◆ Instruction: Within the entries below, please return exactly the lines from the one with "Rebuild this chart" through the one with "from matplotlib.patches import Rectangle", leaving out any pictures.

===== Entries shown

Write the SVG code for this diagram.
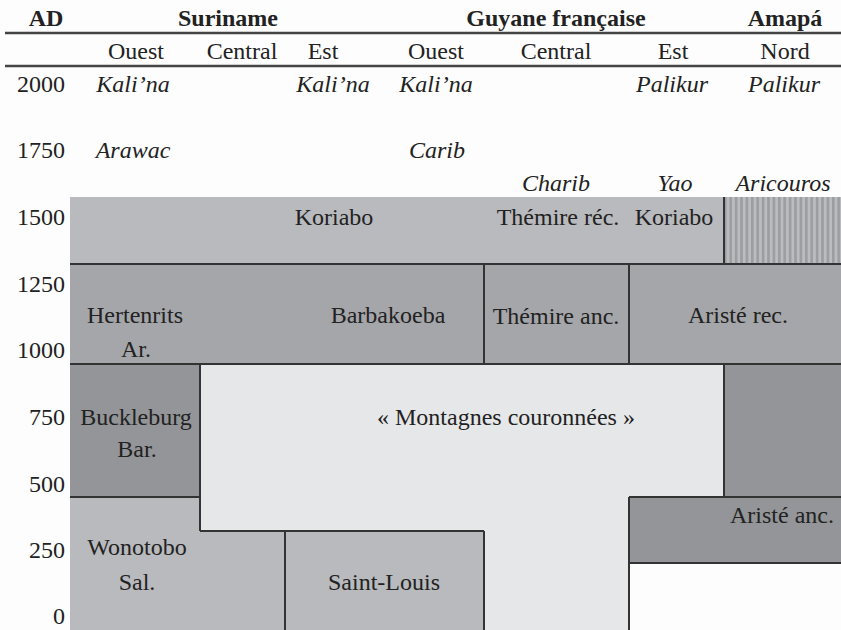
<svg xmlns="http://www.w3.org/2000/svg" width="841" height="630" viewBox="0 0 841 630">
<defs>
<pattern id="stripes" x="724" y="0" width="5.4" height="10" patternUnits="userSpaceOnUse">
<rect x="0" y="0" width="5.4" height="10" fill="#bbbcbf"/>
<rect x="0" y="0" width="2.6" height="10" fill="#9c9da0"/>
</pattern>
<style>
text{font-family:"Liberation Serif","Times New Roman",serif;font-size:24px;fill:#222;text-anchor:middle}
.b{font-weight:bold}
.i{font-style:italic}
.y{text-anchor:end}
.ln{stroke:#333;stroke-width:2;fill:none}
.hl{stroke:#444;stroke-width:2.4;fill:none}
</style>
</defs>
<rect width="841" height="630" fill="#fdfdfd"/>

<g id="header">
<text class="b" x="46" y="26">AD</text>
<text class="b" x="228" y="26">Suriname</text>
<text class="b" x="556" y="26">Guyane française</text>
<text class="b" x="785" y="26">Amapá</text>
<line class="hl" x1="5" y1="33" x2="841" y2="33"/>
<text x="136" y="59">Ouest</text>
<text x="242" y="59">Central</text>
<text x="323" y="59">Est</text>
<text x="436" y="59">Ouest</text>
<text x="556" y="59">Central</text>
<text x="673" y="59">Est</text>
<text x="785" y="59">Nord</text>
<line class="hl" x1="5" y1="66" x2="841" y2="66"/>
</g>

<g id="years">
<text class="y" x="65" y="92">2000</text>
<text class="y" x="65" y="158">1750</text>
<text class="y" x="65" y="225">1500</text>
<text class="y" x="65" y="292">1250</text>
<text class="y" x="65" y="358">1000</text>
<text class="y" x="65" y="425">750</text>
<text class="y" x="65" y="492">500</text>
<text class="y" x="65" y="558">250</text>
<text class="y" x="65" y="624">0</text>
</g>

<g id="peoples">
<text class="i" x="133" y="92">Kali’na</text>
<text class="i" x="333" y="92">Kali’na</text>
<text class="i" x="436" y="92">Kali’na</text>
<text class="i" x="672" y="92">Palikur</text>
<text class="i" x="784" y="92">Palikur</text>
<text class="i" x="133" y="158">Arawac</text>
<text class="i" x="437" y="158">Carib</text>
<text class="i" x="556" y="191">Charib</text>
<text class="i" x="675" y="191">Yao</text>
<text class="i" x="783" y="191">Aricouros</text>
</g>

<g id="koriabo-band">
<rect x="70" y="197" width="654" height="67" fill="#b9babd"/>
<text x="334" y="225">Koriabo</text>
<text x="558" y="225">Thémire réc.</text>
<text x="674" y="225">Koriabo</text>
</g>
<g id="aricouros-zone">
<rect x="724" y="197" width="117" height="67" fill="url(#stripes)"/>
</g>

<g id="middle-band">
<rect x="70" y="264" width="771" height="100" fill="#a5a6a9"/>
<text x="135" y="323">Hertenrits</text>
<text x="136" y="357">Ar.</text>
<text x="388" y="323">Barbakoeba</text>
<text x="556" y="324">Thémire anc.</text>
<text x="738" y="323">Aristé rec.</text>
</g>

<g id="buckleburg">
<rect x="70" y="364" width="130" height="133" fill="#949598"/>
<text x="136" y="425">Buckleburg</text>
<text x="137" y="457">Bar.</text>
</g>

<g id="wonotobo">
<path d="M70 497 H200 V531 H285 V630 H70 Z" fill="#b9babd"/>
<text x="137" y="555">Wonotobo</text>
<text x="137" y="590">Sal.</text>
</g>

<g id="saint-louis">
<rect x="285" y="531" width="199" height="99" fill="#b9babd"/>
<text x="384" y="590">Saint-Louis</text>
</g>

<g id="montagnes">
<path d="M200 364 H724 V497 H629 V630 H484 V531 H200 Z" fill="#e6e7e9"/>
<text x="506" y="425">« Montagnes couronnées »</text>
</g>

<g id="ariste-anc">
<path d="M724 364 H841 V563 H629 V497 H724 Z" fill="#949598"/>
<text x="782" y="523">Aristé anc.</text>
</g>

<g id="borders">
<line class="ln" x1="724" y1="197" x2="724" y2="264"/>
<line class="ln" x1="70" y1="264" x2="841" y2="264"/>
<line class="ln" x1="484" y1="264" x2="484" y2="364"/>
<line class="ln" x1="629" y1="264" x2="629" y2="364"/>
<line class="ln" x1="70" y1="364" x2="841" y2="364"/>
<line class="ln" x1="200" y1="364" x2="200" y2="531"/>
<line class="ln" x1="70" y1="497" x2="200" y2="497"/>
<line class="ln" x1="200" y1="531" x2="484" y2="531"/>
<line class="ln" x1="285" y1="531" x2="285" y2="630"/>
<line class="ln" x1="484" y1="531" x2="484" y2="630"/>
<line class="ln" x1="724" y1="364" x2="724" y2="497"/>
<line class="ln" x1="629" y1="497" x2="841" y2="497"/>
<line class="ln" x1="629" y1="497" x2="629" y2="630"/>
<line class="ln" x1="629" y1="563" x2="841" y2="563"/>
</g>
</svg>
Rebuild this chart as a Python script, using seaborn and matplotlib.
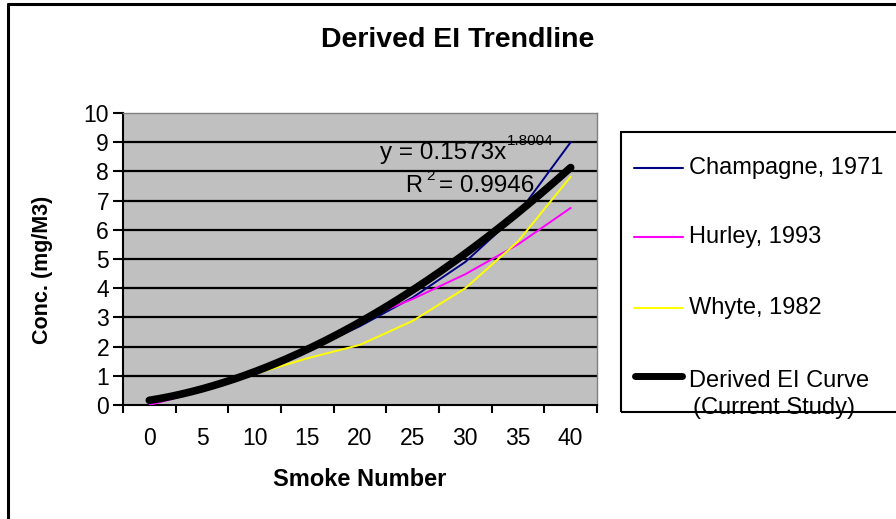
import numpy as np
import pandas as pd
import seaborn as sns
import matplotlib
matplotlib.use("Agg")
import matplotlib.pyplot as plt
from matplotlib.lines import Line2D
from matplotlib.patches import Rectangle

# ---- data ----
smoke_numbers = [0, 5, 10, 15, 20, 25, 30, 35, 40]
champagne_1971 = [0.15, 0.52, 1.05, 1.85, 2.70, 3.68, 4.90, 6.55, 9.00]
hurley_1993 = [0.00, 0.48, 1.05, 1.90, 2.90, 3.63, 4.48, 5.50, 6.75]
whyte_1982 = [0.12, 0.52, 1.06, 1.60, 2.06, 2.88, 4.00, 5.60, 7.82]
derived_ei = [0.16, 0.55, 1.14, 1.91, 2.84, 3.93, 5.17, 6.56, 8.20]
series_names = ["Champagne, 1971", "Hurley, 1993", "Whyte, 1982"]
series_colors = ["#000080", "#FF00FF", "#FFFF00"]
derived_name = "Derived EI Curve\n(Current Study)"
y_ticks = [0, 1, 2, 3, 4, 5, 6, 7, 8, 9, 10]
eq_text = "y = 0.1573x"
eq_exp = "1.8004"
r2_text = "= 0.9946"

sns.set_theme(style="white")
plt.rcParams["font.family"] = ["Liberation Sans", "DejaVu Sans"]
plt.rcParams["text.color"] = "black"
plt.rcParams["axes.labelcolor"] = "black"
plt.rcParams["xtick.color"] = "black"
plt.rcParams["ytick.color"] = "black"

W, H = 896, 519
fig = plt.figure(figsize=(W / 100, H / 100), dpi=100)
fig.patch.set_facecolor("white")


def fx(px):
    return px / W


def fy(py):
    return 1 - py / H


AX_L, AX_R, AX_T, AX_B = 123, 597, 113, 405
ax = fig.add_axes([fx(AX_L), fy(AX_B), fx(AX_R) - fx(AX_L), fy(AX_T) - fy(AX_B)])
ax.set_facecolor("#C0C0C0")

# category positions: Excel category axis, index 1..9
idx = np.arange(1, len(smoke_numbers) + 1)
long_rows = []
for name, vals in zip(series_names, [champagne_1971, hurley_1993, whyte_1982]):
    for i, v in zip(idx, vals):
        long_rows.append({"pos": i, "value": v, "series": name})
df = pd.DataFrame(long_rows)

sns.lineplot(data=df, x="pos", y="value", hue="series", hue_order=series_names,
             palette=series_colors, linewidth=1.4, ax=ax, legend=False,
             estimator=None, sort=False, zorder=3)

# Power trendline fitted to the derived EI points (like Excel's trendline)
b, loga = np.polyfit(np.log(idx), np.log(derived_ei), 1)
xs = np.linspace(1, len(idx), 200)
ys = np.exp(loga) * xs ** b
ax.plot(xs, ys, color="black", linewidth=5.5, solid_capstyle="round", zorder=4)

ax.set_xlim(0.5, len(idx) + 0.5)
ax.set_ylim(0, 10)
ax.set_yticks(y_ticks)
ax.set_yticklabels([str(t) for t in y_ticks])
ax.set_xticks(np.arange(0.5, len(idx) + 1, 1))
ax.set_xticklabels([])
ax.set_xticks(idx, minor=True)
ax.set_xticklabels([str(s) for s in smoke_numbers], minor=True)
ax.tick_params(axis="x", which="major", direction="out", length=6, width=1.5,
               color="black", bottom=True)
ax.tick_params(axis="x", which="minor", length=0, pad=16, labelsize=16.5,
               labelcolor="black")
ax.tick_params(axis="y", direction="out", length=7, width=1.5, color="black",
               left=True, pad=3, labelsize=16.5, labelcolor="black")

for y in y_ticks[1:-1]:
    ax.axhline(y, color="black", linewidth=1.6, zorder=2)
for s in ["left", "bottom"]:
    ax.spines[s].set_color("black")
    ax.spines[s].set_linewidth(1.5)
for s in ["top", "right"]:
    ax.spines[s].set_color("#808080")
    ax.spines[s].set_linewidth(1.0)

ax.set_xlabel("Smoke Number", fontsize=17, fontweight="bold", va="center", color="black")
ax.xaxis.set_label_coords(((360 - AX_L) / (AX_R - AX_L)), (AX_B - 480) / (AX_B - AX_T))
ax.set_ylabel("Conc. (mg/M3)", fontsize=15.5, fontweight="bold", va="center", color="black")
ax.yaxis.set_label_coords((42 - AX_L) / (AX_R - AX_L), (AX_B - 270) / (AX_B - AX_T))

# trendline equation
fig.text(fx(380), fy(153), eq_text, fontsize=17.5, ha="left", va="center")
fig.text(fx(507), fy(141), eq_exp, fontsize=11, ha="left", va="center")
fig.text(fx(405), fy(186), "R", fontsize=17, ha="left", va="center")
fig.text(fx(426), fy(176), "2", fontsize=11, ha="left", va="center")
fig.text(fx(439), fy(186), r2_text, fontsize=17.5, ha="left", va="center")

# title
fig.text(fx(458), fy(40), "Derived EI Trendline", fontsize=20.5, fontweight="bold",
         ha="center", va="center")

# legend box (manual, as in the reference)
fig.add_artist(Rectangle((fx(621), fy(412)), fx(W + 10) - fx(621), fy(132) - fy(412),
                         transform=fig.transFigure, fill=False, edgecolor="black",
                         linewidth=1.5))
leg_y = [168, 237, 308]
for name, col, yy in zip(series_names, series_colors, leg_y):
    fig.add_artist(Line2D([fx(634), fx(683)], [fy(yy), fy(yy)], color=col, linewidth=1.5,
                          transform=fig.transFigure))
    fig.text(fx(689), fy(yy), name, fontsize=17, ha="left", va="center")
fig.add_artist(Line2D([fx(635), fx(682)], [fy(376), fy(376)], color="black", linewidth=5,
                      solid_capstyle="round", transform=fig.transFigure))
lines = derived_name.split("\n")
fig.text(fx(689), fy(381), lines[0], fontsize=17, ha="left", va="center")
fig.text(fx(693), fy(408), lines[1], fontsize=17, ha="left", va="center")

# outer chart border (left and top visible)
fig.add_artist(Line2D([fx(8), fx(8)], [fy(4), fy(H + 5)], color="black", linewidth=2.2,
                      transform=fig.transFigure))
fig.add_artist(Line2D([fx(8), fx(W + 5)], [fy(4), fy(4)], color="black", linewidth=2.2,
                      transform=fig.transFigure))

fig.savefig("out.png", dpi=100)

==========

◆ The reply:
Rebuild this chart as a Python script, using seaborn and matplotlib.
import numpy as np
import pandas as pd
import seaborn as sns
import matplotlib
matplotlib.use("Agg")
import matplotlib.pyplot as plt
from matplotlib.lines import Line2D
from matplotlib.patches import Rectangle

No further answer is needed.